The Military Assistant in our office recounted his memories of 9/11. He was in a conference room. On impact, the room shook and the walls came crashing down. He was thrown across the room. The heavy tables and equipment were tossed on him. He was in the dark and could smell burning flesh and jet fuel. He was able to get out of the room. Looking out of a window (that faced other windows to the outer rings of the Pentagon) he could see people trying to break the windows with chairs. All were on fire. Their clothes were burning off. They were desperately trying to get out of the window by trying to break the windows with chairs and escape while screaming and crying.

He was able to escape the Pentagon but he felt he needed to go back in and rescue people. He did. He kept telling me about the odor of burnt flesh. He dragged a few people to safety but he didn’t know if they even survived because they were so badly burned.  On the day he told me his eyewitness story, he said that he would never talk about it again. I think he was trying to rid himself of the nightmares by getting it out of his system.

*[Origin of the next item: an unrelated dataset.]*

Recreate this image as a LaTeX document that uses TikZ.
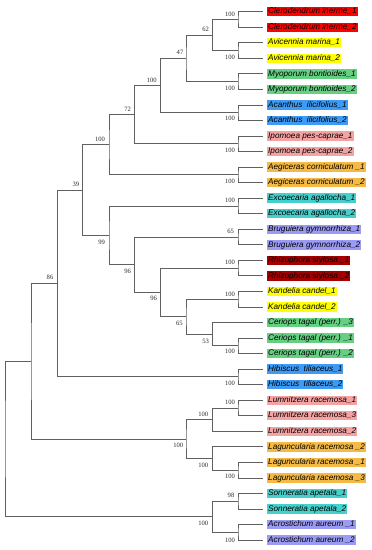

White House press statement released Thursday noted,  The president would “speak about what the day means and the sacrifices of thousands, not just at the Pentagon, but in Pennsylvania and certainly and most obviously in New York,” The president  pledged to “apprehend all those who perpetrated these heinous crimes, seek justice for those who were killed and defend against all threats to our national security.”

Some of these people are family members of those who perished on that horrible day. Others, like myself, will be in mourning as well. We didn’t lose a loved one, but we were witness to a painful day in our nation’s history. One that will always be with us.